Like an evil, venomous serpent, the road uncoiled upward. When my run became an involuntary march, I turned on my speed walking muscles and walked for intervals. I found I was actually faster and could easily pass people while walking. I wasn’t running The Bear competitively, but made it a game to try to “catch” the person in front of me whenever I walked. To my surprise, it worked very well. Like everyone else around me, I alternated walking and running through the fourth mile (12:30).
“No Walking,” the sign said again. “‘F— you!” I thought now.
After several minutes of begging, I approached the Mile 4 sign. From here, the switchbacks grow tighter and course steepens even more to the summit. I looked at runners still zig-zagging high above and thought “that is just F—ing sick!”
At this point I spotted Lloyd standing on a rock mid-way up the switchbacks. He had finished the race and was now cheering runners on and taking photos. From below, I pointed at him and shook my fist, pretending to be furious. Really I was happy to see him, especially since he willingly re-traced the final ascent for a second time when he began running by my side.

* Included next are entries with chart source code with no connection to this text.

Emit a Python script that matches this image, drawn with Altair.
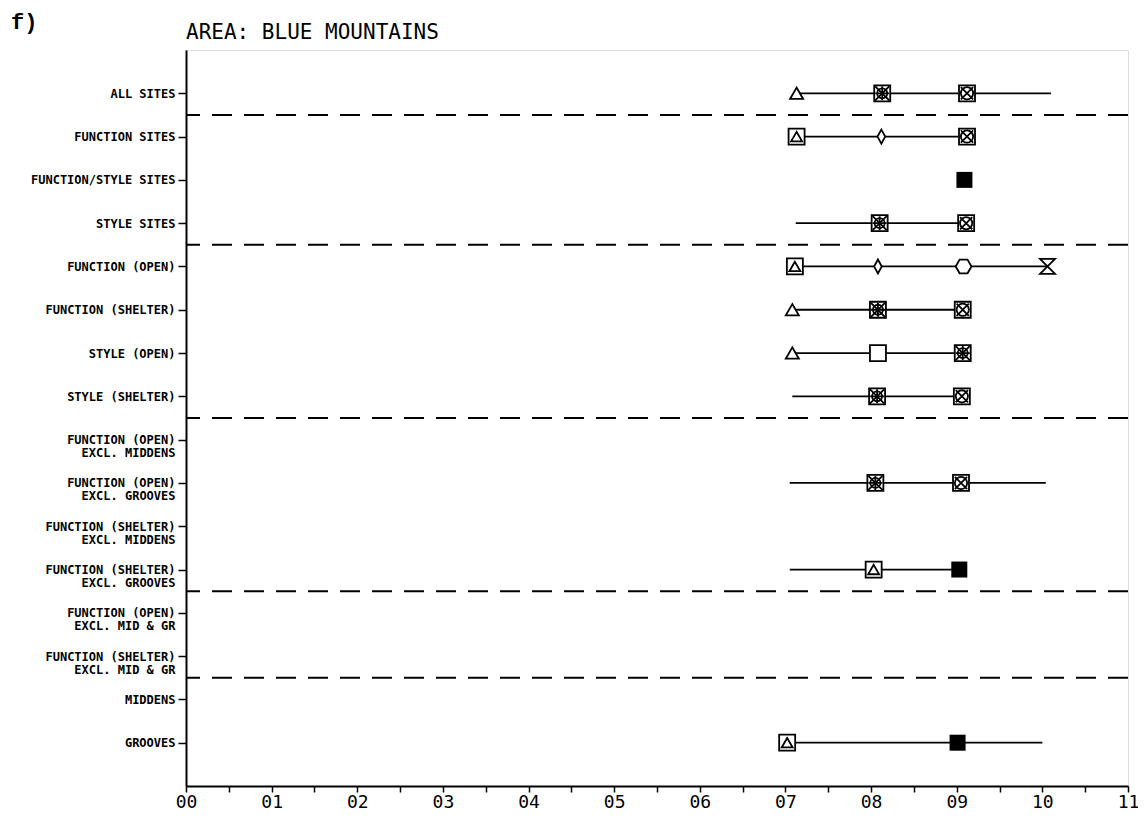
import json
import altair as alt
import pandas as pd

# ---- categories (top to bottom), "\n" marks a second label line ----
categories = [
    "ALL SITES",
    "FUNCTION SITES",
    "FUNCTION/STYLE SITES",
    "STYLE SITES",
    "FUNCTION (OPEN)",
    "FUNCTION (SHELTER)",
    "STYLE (OPEN)",
    "STYLE (SHELTER)",
    "FUNCTION (OPEN)\nEXCL. MIDDENS",
    "FUNCTION (OPEN)\nEXCL. GROOVES",
    "FUNCTION (SHELTER)\nEXCL. MIDDENS",
    "FUNCTION (SHELTER)\nEXCL. GROOVES",
    "FUNCTION (OPEN)\nEXCL. MID & GR",
    "FUNCTION (SHELTER)\nEXCL. MID & GR",
    "MIDDENS",
    "GROOVES",
]

# group separators (between category rows)
separators = [1.5, 4.5, 8.5, 12.5, 14.5]

# ---- range lines ----
range_row = [1, 2, 4, 5, 6, 7, 8, 10, 12, 16]
range_lo = [0.713, 0.713, 0.712, 0.711, 0.708, 0.708, 0.708, 0.705, 0.705, 0.702]
range_hi = [1.010, 0.912, 0.911, 1.006, 0.907, 0.907, 0.906, 1.004, 0.903, 1.000]

# ---- plotted symbols ----
pt_row = [1, 1, 1, 2, 2, 2, 3, 4, 4, 5, 5, 5, 5, 6, 6, 6, 7, 7, 7, 8, 8, 10, 10, 12, 12, 16, 16]
pt_x = [0.713, 0.813, 0.912, 0.713, 0.812, 0.912, 0.909, 0.810, 0.911,
        0.711, 0.808, 0.908, 1.006, 0.708, 0.808, 0.907, 0.708, 0.808, 0.907,
        0.807, 0.906, 0.805, 0.905, 0.803, 0.903, 0.702, 0.901]
pt_glyph = ["tri", "A", "B", "C", "D", "B", "E", "A", "B",
            "C", "D", "G", "H", "tri", "A", "B", "tri", "I", "A",
            "A", "B", "A", "B", "C", "E", "C", "E"]

x_ticks = [round(i * 0.05, 2) for i in range(23)]

title_text = "AREA: BLUE MOUNTAINS"
panel_tag = "f)"

# ---- glyph construction (style) ----
glyph_parts = {
    "tri": [("tri", 170, False)],
    "A": [("sq", 256, False), ("circ", 100, False), ("x", 196, False), ("plus", 196, False)],
    "B": [("sq", 256, False), ("circ", 150, False), ("x", 150, False)],
    "C": [("sq", 256, False), ("tri", 120, False)],
    "D": [("dia", 196, False)],
    "E": [("sq", 256, True)],
    "G": [("hex", 250, False)],
    "H": [("hour", 225, False)],
    "I": [("sq", 256, False)],
}
shape_domain = ["sq", "tri", "circ", "x", "plus", "dia", "hex", "hour"]
shape_range = [
    "square",
    "triangle-up",
    "circle",
    "M-1,-1L1,1M-1,1L1,-1",
    "M-1,0L1,0M0,-1L0,1",
    "M0,-1L0.55,0L0,1L-0.55,0Z",
    "M-1,0L-0.5,-0.866L0.5,-0.866L1,0L0.5,0.866L-0.5,0.866Z",
    "M-1,-1L1,-1L-1,1L1,1Z",
]

rows = []
for r, x, g in zip(pt_row, pt_x, pt_glyph):
    for comp, sz, filled in glyph_parts[g]:
        rows.append({"row": r, "x": x, "comp": comp, "sz": sz, "filled": filled})
pts = pd.DataFrame(rows)

ranges = pd.DataFrame({"row": range_row, "lo": range_lo, "hi": range_hi})
seps = pd.DataFrame({"y": separators})

label_lines = [c.split("\n") for c in categories]
y_label_expr = json.dumps(label_lines) + "[round(datum.value) - 1]"

x_scale = alt.Scale(domain=[0, 1.1], nice=False, zero=False)
y_scale = alt.Scale(domain=[0, len(categories) + 1], reverse=True, nice=False, zero=False)

x_axis = alt.Axis(
    values=x_ticks,
    labelExpr="abs(datum.value*10 - round(datum.value*10)) < 0.01 ? replace(format(datum.value, '.1f'), '.', '') : ''",
    grid=False, title=None, labelOverlap=False, labelFlush=False,
    tickSize=6, tickWidth=1.5, tickColor="black", domainColor="black", domainWidth=2,
    labelFont="DejaVu Sans Mono", labelFontSize=18, labelColor="black", labelPadding=1,
)
y_axis = alt.Axis(
    values=list(range(1, len(categories) + 1)),
    labelExpr=y_label_expr,
    grid=False, title=None, labelOverlap=False, labelFlush=False,
    tickSize=8, tickWidth=1.5, tickColor="black", domainColor="black", domainWidth=2,
    labelFont="DejaVu Sans Mono", labelFontSize=12, labelFontWeight="bold",
    labelColor="black", labelPadding=3, labelLineHeight=13,
)

lines = alt.Chart(ranges).mark_rule(color="black", strokeWidth=1.8).encode(
    x=alt.X("lo:Q", scale=x_scale, axis=x_axis),
    x2="hi:Q",
    y=alt.Y("row:Q", scale=y_scale, axis=y_axis),
)

dashes = alt.Chart(seps).mark_rule(color="black", strokeWidth=2, strokeDash=[20, 12]).encode(
    y=alt.Y("y:Q", scale=y_scale),
)

shape_enc = alt.Shape("comp:N", scale=alt.Scale(domain=shape_domain, range=shape_range), legend=None)

open_pts = alt.Chart(pts).transform_filter("!datum.filled").mark_point(
    filled=False, fill="white", stroke="black", strokeWidth=1.8, opacity=1
).encode(
    x=alt.X("x:Q", scale=x_scale),
    y=alt.Y("row:Q", scale=y_scale),
    shape=shape_enc,
    size=alt.Size("sz:Q", scale=None),
)

filled_pts = alt.Chart(pts).transform_filter("datum.filled").mark_point(
    filled=True, color="black", opacity=1
).encode(
    x=alt.X("x:Q", scale=x_scale),
    y=alt.Y("row:Q", scale=y_scale),
    shape=shape_enc,
    size=alt.Size("sz:Q", scale=None),
)

tag = alt.Chart(pd.DataFrame({"t": [panel_tag]})).mark_text(
    font="Liberation Mono", fontSize=22, fontWeight="bold", align="left", baseline="middle", color="black"
).encode(text="t:N", x=alt.value(-175), y=alt.value(-28))

title = alt.Chart(pd.DataFrame({"t": [title_text]})).mark_text(
    font="DejaVu Sans Mono", fontSize=21, align="left", baseline="middle", color="black"
).encode(text="t:N", x=alt.value(0), y=alt.value(-17))

chart = alt.layer(dashes, lines, open_pts, filled_pts, tag, title).properties(
    width=942,
    height=736,
    autosize=alt.AutoSizeParams(type="none"),
    padding={"left": 178, "top": 42, "right": 10, "bottom": 30},
).configure_view(stroke="black", strokeWidth=2).configure(background="white")

chart.save("out.html", embed_options={"renderer": "svg", "actions": False})
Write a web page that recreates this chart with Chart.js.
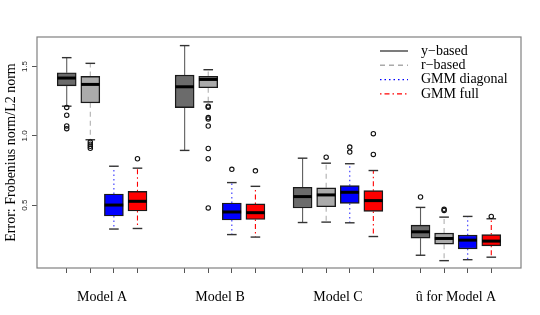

We climbed together and I finally pushed beyond the red line as I ran harder and breathed harder, encouraged by the spectators now lining the course. It was an unforgettable sight to look up and see people yelling and clapping along the final steep incline to the summit. Funny how a clicking camera, crowd, and company work. My last mile to the finish was run in 9:49, the fastest by far.
Immediately after finishing, discomfort turned to relief. The dreaded Bear was done, with no higher ground to cover. I had survived and met my goal of avoiding self-induced misery. Clouds rolled back in, so there was a strange sensation of being in the sky. We lingered at the top, crossing an unstable feeling swinging bridge, comparing Bear tales, and exploring a bit before catching a shuttle back to base camp.
The mile-high swinging bridge on the mountain's peak is the closest I've been to skywalking.